At press time, Wedgbury said Drax was still looking over the proposals and had not released an opinion. Drax hopes to begin construction in early 2011 on one of its three dedicated biomass plants: one at the Port of Immingham; one planned for North Yorkshire, England, on the site of its existing coal-fired, 4,000 MW Drax Power Station; and another location not yet disclosed, according to Wedgbury. If changes are not made, the investment community will have the final say as to whether the plants can be constructed. "If we are stopped from developing in this country, then we will look overseas to make that development," she says. The company has already contracted 2 million tons of biomass for its projects, including a cofiring facility also hindered by current biomass policies.

Cofiring Constraints

Drax has invested in a cofiring plant for the Drax Power Station that will be fully commissioned by the middle of this year, Wedgbury says. But because of biomass costs and constraints on nonenergy crop feedstocks, the company has discovered it's cheaper to continue burning only coal.

Ag and forestry residue is typically three times more expensive than coal and cofired nonenergy crop biomass only receives one-half of a ROC per MWh. Even when considering that subsidy and carbon-emission permit costs for burning coal, coal still comes out ahead. "Given the choice, you're going to burn coal," Wedgbury says. "The level of subsidy isn't high enough."

In addition, electricity suppliers have the advantage of complete control over the market for ROCs. They are obligated to source a certain amount of electricity purchased from renewable sources and need to redeem the certificates earned by generators such as Drax to prove it. "We are absolutely dependent on being able to trade these certificates in a market to extract value," Wedgbury says. But the obligation is in name only and suppliers can opt to pay into a buyout fund instead of redeem ROCs. "The effect of that is they have a certain amount of control over the [ROC] price," she says, adding that suppliers can offer to buy ROCs, but at a discount. On top of that, a 10 percent cap is placed on the amount of ROCs suppliers can redeem for electricity produced from nonenergy crop biomass. "Because there's this cap, we don't know whether there'll be a market for our certificates," she says. The cap increased to 12.5 percent in April, but still is not sufficient.

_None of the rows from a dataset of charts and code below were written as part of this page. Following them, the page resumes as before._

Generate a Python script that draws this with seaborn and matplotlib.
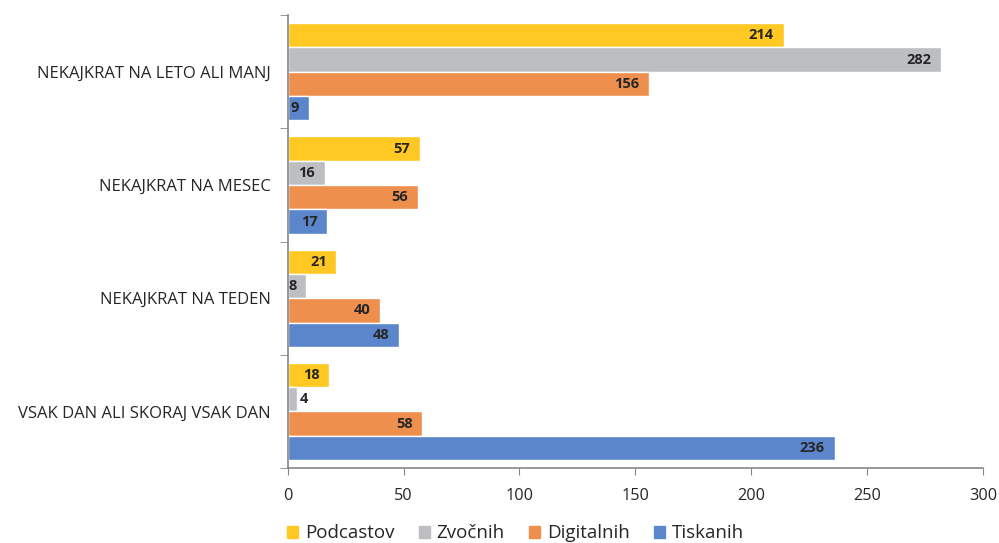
import pandas as pd
import numpy as np
import matplotlib
matplotlib.use("Agg")
import matplotlib.pyplot as plt
import matplotlib.patches as mpatches
import seaborn as sns

categories = ['NEKAJKRAT NA LETO ALI MANJ', 'NEKAJKRAT NA MESEC',
              'NEKAJKRAT NA TEDEN', 'VSAK DAN ALI SKORAJ VSAK DAN']
series = ['Podcastov', 'Zvočnih', 'Digitalnih', 'Tiskanih']
podcastov = [214, 57, 21, 18]
zvocnih = [282, 16, 8, 4]
digitalnih = [156, 56, 40, 58]
tiskanih = [9, 17, 48, 236]
colors = ['#FFC822', '#BDBEC1', '#EF8F4E', '#5B86CB']

rows = []
for s, vals in zip(series, [podcastov, zvocnih, digitalnih, tiskanih]):
    for c, v in zip(categories, vals):
        rows.append({'cat': c, 'series': s, 'value': v})
df = pd.DataFrame(rows)

sns.set_style("white")
plt.rcParams['font.family'] = ['Open Sans', 'DejaVu Sans']

fig = plt.figure(figsize=(9.99, 5.43), dpi=100)
ax = fig.add_axes([0.288, 0.138, 0.696, 0.834])

sns.barplot(data=df, x='value', y='cat', hue='series', order=categories,
            hue_order=series, palette=colors, orient='h', width=0.86,
            edgecolor='white', linewidth=1, saturation=1, ax=ax, legend=False)

for cont in ax.containers:
    for bar in cont:
        v = bar.get_width()
        yc = bar.get_y() + bar.get_height() / 2
        if v >= 8:
            ax.annotate(f'{int(v)}', (v, yc), xytext=(-7, 0), textcoords='offset points',
                        ha='right', va='center', fontsize=10.5, fontweight='bold', color='#262626')
        else:
            ax.annotate(f'{int(v)}', (v, yc), xytext=(2, 0), textcoords='offset points',
                        ha='left', va='center', fontsize=10.5, fontweight='bold', color='#262626')

ax.set_xlim(0, 300)
ax.set_ylim(3.5, -0.5)
ax.set_xticks(np.arange(0, 301, 50))
ax.set_xlabel('')
ax.set_ylabel('')
sns.despine(ax=ax, top=True, right=True)
for sp in ['left', 'bottom']:
    ax.spines[sp].set_color('#868686')
    ax.spines[sp].set_linewidth(1.2)

ax.tick_params(axis='x', length=5, color='#868686', labelsize=11.7, labelcolor='#262626', pad=9, direction='out', bottom=True)
ax.tick_params(axis='y', which='major', length=0, labelsize=12, labelcolor='#262626', pad=12)
ax.set_yticks([-0.5, 0.5, 1.5, 2.5, 3.5], minor=True)
ax.tick_params(axis='y', which='minor', length=6, color='#868686', direction='out', left=True)

handles = [mpatches.Patch(color=c, label=s) for s, c in zip(series, colors)]
fig.legend(handles=handles, loc='lower center', bbox_to_anchor=(0.516, -0.03), ncol=4,
           frameon=False, fontsize=13.5, handlelength=0.6, handleheight=0.6,
           handletextpad=0.35, columnspacing=1.3, labelcolor='#262626')

fig.savefig('out.png', dpi=100)
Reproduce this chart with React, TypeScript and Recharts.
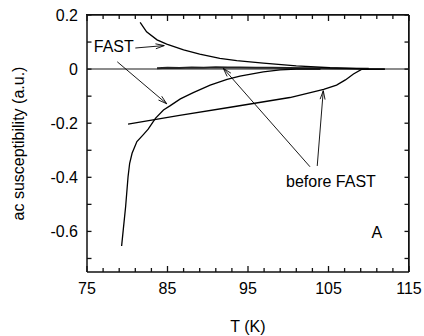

The DECC is promoting cofiring of energy crops through the lack of a cap, along with a banding subsidy of 1 ROC instead of one-half. Drax does have contracts in place with farmers for crops, but the volume is limited. "There's a very positive message there to encourage us to cofire energy crops," Wedgbury says. "The problem is there isn't anywhere near the volume of energy crops in the U.K. that we require. The truth is there just isn't an established market in energy crops. We've worked incredibly hard over the past five years trying to develop one, but there is a limit. If we're serious about biomass, we need to look at other sources."

Drax has communicated its cofiring concerns to the DECC and hopes changes can be made there, too. The company has called on the government to remove the nonenergy crop cap, and to increase the subsidy for nonenergy crop cofired biomass. The DECC has offered to review the level of support in October's banding review, Wedgbury says. Although discussions are in early stages and no proposals have been released, development of the cofiring facility will not be stalled because Drax has already made investments in the project, Wedgbury says. "We will have the capability; there's no question. But government policy may keep us from operating to full capacity."

The grandfathering provisions affect all sorts of thermal renewable energy projects and failure to pass effective changes could put the U.K. behind in its renewable goals for 2020: 15 percent of all energy and 30 percent of electricity. If Drax is forced to develop its huge projects elsewhere because of inadequate or no policy change, overall biomass development in the U.K. would be hampered, but Drax is not the only company with plans at risk. "It affect all kinds of biomass projects," Hartnell says. "They're a big player, but there are plenty of other projects that depend on this issue being resolved."